• [Do this]: Make an exact copy of the entries below with the pictures removed.

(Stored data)
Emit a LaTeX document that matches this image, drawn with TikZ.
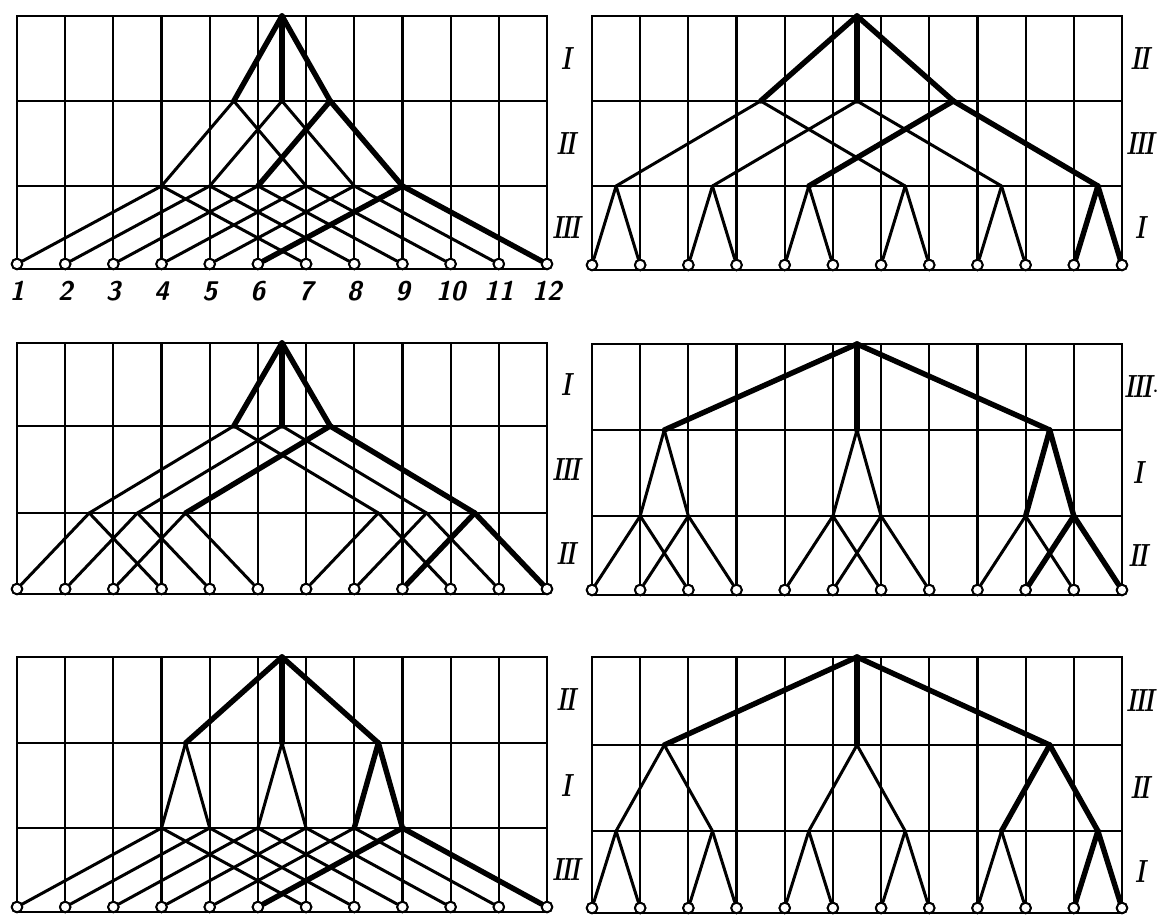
\documentclass[tikz,border=0pt]{standalone}
\usepackage{graphicx}
\begin{document}
\newcommand{\RN}[1]{\scalebox{0.72}[1]{#1}}
\newcommand{\rI}{\RN{I}}
\newcommand{\rII}{\RN{I\kern-3pt I}}
\newcommand{\rIII}{\RN{I\kern-3pt I\kern-3pt I}}
\begin{tikzpicture}[x=1pt,y=-1pt,
  gridln/.style={line width=2.2pt},
  tl/.style={line width=3pt, line cap=round},
  tk/.style={line width=5.4pt, line cap=round},
  leafc/.style={circle, draw, line width=1.9pt, fill=white, inner sep=0pt, minimum size=10.5pt},
  lvl/.style={font=\fontsize{32}{32}\selectfont\bfseries\itshape, inner sep=0pt},
  num/.style={font=\fontsize{27}{27}\selectfont\sffamily\bfseries\itshape, inner sep=0pt}]
\useasboundingbox (0,0) rectangle (1164,915);
\def\pD{48.18}
\newcommand{\drawpanel}[3]{%
  \draw[gridln] (\pX,\pT) rectangle ({\pX+11*\pD},\pB);
  \foreach \i in {1,...,10} \draw[gridln] ({\pX+\i*\pD},\pT) -- ({\pX+\i*\pD},\pB);
  \draw[gridln] (\pX,\pYa) -- ({\pX+11*\pD},\pYa);
  \draw[gridln] (\pX,\pYb) -- ({\pX+11*\pD},\pYb);
  \coordinate (#1r) at ({\pX+5.5*\pD},\pT);
  \foreach \c [count=\k] in {#2} \coordinate (#1a\k) at ({\pX+\c*\pD},\pYa);
  \foreach \c [count=\k] in {#3} \coordinate (#1b\k) at ({\pX+\c*\pD},\pYb);
  \foreach \i in {1,...,12} \node[leafc] (#1l\i) at ({\pX+(\i-1)*\pD},{\pB-5}) {};
}
\newcommand{\edges}[3]{%
  \foreach \u/\v in {#2} \draw[tl] (#1\u) -- (#1\v);
  \foreach \u/\v in {#3} \draw[tk] (#1\u) -- (#1\v);
  \foreach \i in {1,...,12} \node[leafc] at (#1l\i) {};
}
\newcommand{\levels}[5]{%
  \node[lvl] (#1t1) at (#2,{(\pT+\pYa)/2}) {#3};
  \node[lvl] (#1t2) at (#2,{(\pYa+\pYb)/2}) {#4};
  \node[lvl] (#1t3) at (#2,{(\pYb+\pB)/2}) {#5};
}
% Panel A
\def\pX{17}\def\pT{16}\def\pYa{101}\def\pYb{186}\def\pB{269}
\drawpanel{A}{4.5,5.5,6.5}{3,4,5,6,7,8}
\edges{A}{a1/b1,a1/b4,a2/b2,a2/b5,b1/l1,b1/l7,b2/l2,b2/l8,b3/l3,b3/l9,b4/l4,b4/l10,b5/l5,b5/l11}{r/a1,r/a2,r/a3,a3/b3,a3/b6,b6/l6,b6/l12}
\levels{A}{566}{\rI}{\rII}{\rIII}
\foreach \i in {1,...,12} \node[num] (An\i) at ({\pX+(\i-1)*\pD},291) {\i};
% Panel B
\def\pX{592}\def\pT{16}\def\pYa{101}\def\pYb{186}\def\pB{270}
\drawpanel{B}{3.5,5.5,7.5}{0.5,2.5,4.5,6.5,8.5,10.5}
\edges{B}{a1/b1,a1/b4,a2/b2,a2/b5,b1/l1,b1/l2,b2/l3,b2/l4,b3/l5,b3/l6,b4/l7,b4/l8,b5/l9,b5/l10}{r/a1,r/a2,r/a3,a3/b3,a3/b6,b6/l11,b6/l12}
\levels{B}{1140}{\rII}{\rIII}{\rI}
% Panel C
\def\pX{17}\def\pT{343}\def\pYa{426}\def\pYb{513}\def\pB{594}
\drawpanel{C}{4.5,5.5,6.5}{1.5,2.5,3.5,7.5,8.5,9.5}
\edges{C}{a1/b1,a1/b4,a2/b2,a2/b5,b1/l1,b1/l4,b2/l2,b2/l5,b3/l3,b3/l6,b4/l7,b4/l10,b5/l8,b5/l11}{r/a1,r/a2,r/a3,a3/b3,a3/b6,b6/l9,b6/l12}
\levels{C}{566}{\rI}{\rIII}{\rII}
% Panel D
\def\pX{592}\def\pT{344}\def\pYa{430}\def\pYb{516}\def\pB{595}
\drawpanel{D}{1.5,5.5,9.5}{1,2,5,6,9,10}
\edges{D}{a1/b1,a1/b2,a2/b3,a2/b4,b1/l1,b1/l3,b2/l2,b2/l4,b3/l5,b3/l7,b4/l6,b4/l8,b5/l9,b5/l11}{r/a1,r/a2,r/a3,a3/b5,a3/b6,b6/l10,b6/l12}
\levels{D}{1138}{\rIII\rlap{$\cdot$}}{\rI}{\rII}
% Panel E
\def\pX{17}\def\pT{657}\def\pYa{743}\def\pYb{828}\def\pB{912}
\drawpanel{E}{3.5,5.5,7.5}{3,4,5,6,7,8}
\edges{E}{a1/b1,a1/b2,a2/b3,a2/b4,b1/l1,b1/l7,b2/l2,b2/l8,b3/l3,b3/l9,b4/l4,b4/l10,b5/l5,b5/l11}{r/a1,r/a2,r/a3,a3/b5,a3/b6,b6/l6,b6/l12}
\levels{E}{566}{\rII}{\rI}{\rIII}
% Panel F
\def\pX{592}\def\pT{657}\def\pYa{745}\def\pYb{831}\def\pB{913}
\drawpanel{F}{1.5,5.5,9.5}{0.5,2.5,4.5,6.5,8.5,10.5}
\edges{F}{a1/b1,a1/b2,a2/b3,a2/b4,b1/l1,b1/l2,b2/l3,b2/l4,b3/l5,b3/l6,b4/l7,b4/l8,b5/l9,b5/l10}{r/a1,r/a2,r/a3,a3/b5,a3/b6,b6/l11,b6/l12}
\levels{F}{1140}{\rIII}{\rII}{\rI}
\end{tikzpicture}
\end{document}
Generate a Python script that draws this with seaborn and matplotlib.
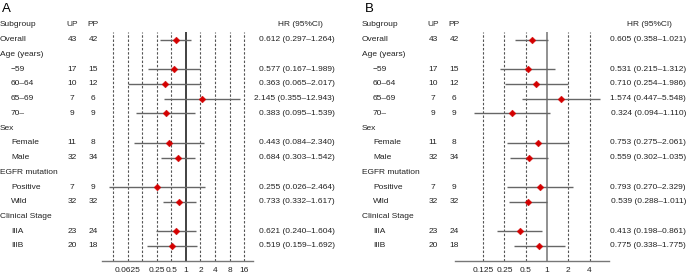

• [Written solution]:
Emit a LaTeX document that matches this image, drawn with TikZ.
\documentclass[tikz,border=0pt]{standalone}
\usepackage{graphicx}
\begin{document}
\newcommand{\RN}[1]{\scalebox{0.72}[1]{#1}}
\newcommand{\rI}{\RN{I}}
\newcommand{\rII}{\RN{I\kern-3pt I}}
\newcommand{\rIII}{\RN{I\kern-3pt I\kern-3pt I}}
\begin{tikzpicture}[x=1pt,y=-1pt,
  gridln/.style={line width=2.2pt},
  tl/.style={line width=3pt, line cap=round},
  tk/.style={line width=5.4pt, line cap=round},
  leafc/.style={circle, draw, line width=1.9pt, fill=white, inner sep=0pt, minimum size=10.5pt},
  lvl/.style={font=\fontsize{32}{32}\selectfont\bfseries\itshape, inner sep=0pt},
  num/.style={font=\fontsize{27}{27}\selectfont\sffamily\bfseries\itshape, inner sep=0pt}]
\useasboundingbox (0,0) rectangle (1164,915);
\def\pD{48.18}
\newcommand{\drawpanel}[3]{%
  \draw[gridln] (\pX,\pT) rectangle ({\pX+11*\pD},\pB);
  \foreach \i in {1,...,10} \draw[gridln] ({\pX+\i*\pD},\pT) -- ({\pX+\i*\pD},\pB);
  \draw[gridln] (\pX,\pYa) -- ({\pX+11*\pD},\pYa);
  \draw[gridln] (\pX,\pYb) -- ({\pX+11*\pD},\pYb);
  \coordinate (#1r) at ({\pX+5.5*\pD},\pT);
  \foreach \c [count=\k] in {#2} \coordinate (#1a\k) at ({\pX+\c*\pD},\pYa);
  \foreach \c [count=\k] in {#3} \coordinate (#1b\k) at ({\pX+\c*\pD},\pYb);
  \foreach \i in {1,...,12} \node[leafc] (#1l\i) at ({\pX+(\i-1)*\pD},{\pB-5}) {};
}
\newcommand{\edges}[3]{%
  \foreach \u/\v in {#2} \draw[tl] (#1\u) -- (#1\v);
  \foreach \u/\v in {#3} \draw[tk] (#1\u) -- (#1\v);
  \foreach \i in {1,...,12} \node[leafc] at (#1l\i) {};
}
\newcommand{\levels}[5]{%
  \node[lvl] (#1t1) at (#2,{(\pT+\pYa)/2}) {#3};
  \node[lvl] (#1t2) at (#2,{(\pYa+\pYb)/2}) {#4};
  \node[lvl] (#1t3) at (#2,{(\pYb+\pB)/2}) {#5};
}
% Panel A
\def\pX{17}\def\pT{16}\def\pYa{101}\def\pYb{186}\def\pB{269}
\drawpanel{A}{4.5,5.5,6.5}{3,4,5,6,7,8}
\edges{A}{a1/b1,a1/b4,a2/b2,a2/b5,b1/l1,b1/l7,b2/l2,b2/l8,b3/l3,b3/l9,b4/l4,b4/l10,b5/l5,b5/l11}{r/a1,r/a2,r/a3,a3/b3,a3/b6,b6/l6,b6/l12}
\levels{A}{566}{\rI}{\rII}{\rIII}
\foreach \i in {1,...,12} \node[num] (An\i) at ({\pX+(\i-1)*\pD},291) {\i};
% Panel B
\def\pX{592}\def\pT{16}\def\pYa{101}\def\pYb{186}\def\pB{270}
\drawpanel{B}{3.5,5.5,7.5}{0.5,2.5,4.5,6.5,8.5,10.5}
\edges{B}{a1/b1,a1/b4,a2/b2,a2/b5,b1/l1,b1/l2,b2/l3,b2/l4,b3/l5,b3/l6,b4/l7,b4/l8,b5/l9,b5/l10}{r/a1,r/a2,r/a3,a3/b3,a3/b6,b6/l11,b6/l12}
\levels{B}{1140}{\rII}{\rIII}{\rI}
% Panel C
\def\pX{17}\def\pT{343}\def\pYa{426}\def\pYb{513}\def\pB{594}
\drawpanel{C}{4.5,5.5,6.5}{1.5,2.5,3.5,7.5,8.5,9.5}
\edges{C}{a1/b1,a1/b4,a2/b2,a2/b5,b1/l1,b1/l4,b2/l2,b2/l5,b3/l3,b3/l6,b4/l7,b4/l10,b5/l8,b5/l11}{r/a1,r/a2,r/a3,a3/b3,a3/b6,b6/l9,b6/l12}
\levels{C}{566}{\rI}{\rIII}{\rII}
% Panel D
\def\pX{592}\def\pT{344}\def\pYa{430}\def\pYb{516}\def\pB{595}
\drawpanel{D}{1.5,5.5,9.5}{1,2,5,6,9,10}
\edges{D}{a1/b1,a1/b2,a2/b3,a2/b4,b1/l1,b1/l3,b2/l2,b2/l4,b3/l5,b3/l7,b4/l6,b4/l8,b5/l9,b5/l11}{r/a1,r/a2,r/a3,a3/b5,a3/b6,b6/l10,b6/l12}
\levels{D}{1138}{\rIII\rlap{$\cdot$}}{\rI}{\rII}
% Panel E
\def\pX{17}\def\pT{657}\def\pYa{743}\def\pYb{828}\def\pB{912}
\drawpanel{E}{3.5,5.5,7.5}{3,4,5,6,7,8}
\edges{E}{a1/b1,a1/b2,a2/b3,a2/b4,b1/l1,b1/l7,b2/l2,b2/l8,b3/l3,b3/l9,b4/l4,b4/l10,b5/l5,b5/l11}{r/a1,r/a2,r/a3,a3/b5,a3/b6,b6/l6,b6/l12}
\levels{E}{566}{\rII}{\rI}{\rIII}
% Panel F
\def\pX{592}\def\pT{657}\def\pYa{745}\def\pYb{831}\def\pB{913}
\drawpanel{F}{1.5,5.5,9.5}{0.5,2.5,4.5,6.5,8.5,10.5}
\edges{F}{a1/b1,a1/b2,a2/b3,a2/b4,b1/l1,b1/l2,b2/l3,b2/l4,b3/l5,b3/l6,b4/l7,b4/l8,b5/l9,b5/l10}{r/a1,r/a2,r/a3,a3/b5,a3/b6,b6/l11,b6/l12}
\levels{F}{1140}{\rIII}{\rII}{\rI}
\end{tikzpicture}
\end{document}
Generate a Python script that draws this with seaborn and matplotlib.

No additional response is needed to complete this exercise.